Looking back, the whole process has the air of a Herculean task. For four and a half years, we worked tirelessly and simply refused to accept Russian robbery. Including all the relevant attachments, our claim eventually expanded to more than thirty thousand pages. There were countless meetings, negotiations and discussions along the way. The most important point to remember is that we ended up on the winning side. Thanks to our efforts, all the other Ukrainian companies that also lost business in Crimea now have the green light to proceed with their own claims against Russia.
Making Russia Pay
I am sincerely grateful to the entire team behind our success. I would like to thank both Oschadbank’s lawyers and our English partners for their hard work in securing a happy end to our arbitration story. However, the wider story of our search for justice continues. Russia refuses to pay the compensation awarded by the international arbitration process. Given their refusal to recognize or participate in arbitration proceedings, this is unsurprising. In response to this refusal, we plan to trace assets belonging the Russian Federation or state-owned Russian companies located in other states. We will work to freeze these assets and enforce the arbitration ruling. There are additional mechanisms we can pursue such as targeting international loan repayments due to Russia. The process of making Russia pay will necessarily take many years, but they will eventually pay. The underlying principle is clear – any nation guilty of international aggression can and must pay the price for this aggression.

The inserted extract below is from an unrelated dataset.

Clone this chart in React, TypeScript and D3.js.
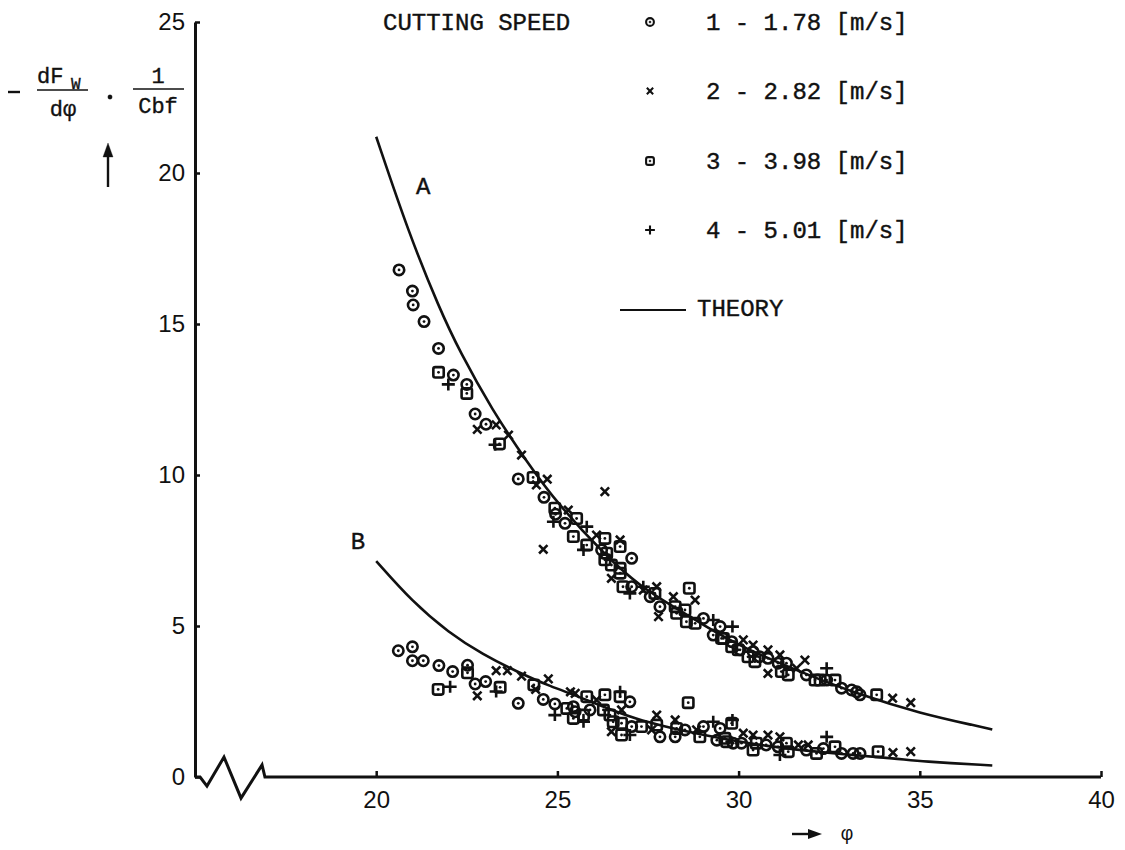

I have one final point to make. Many people have asked me whether we plan to pay out any bonuses in response to our arbitration success. My answer is clear and unequivocal. There will be no bonuses. I cannot honestly say whether this is a good or a bad thing. It is simply our decision. Nevertheless, I am convinced that my legal team are deserving of wider national and international recognition. Their names are Iryna Mudra, Iryna Kiryeyeva and Andrii Pozhydaiev. Thanks to them, this case will become part of legal history and appear in future editions of international law textbooks.
Our victory has now established a legal precedent. It has shown everyone, including Ukraine’s state-owned companies, how they can protect their investments in Crimea and seek compensation for their losses. This is an important legal victory over Russia. Hopefully it will be the first of many.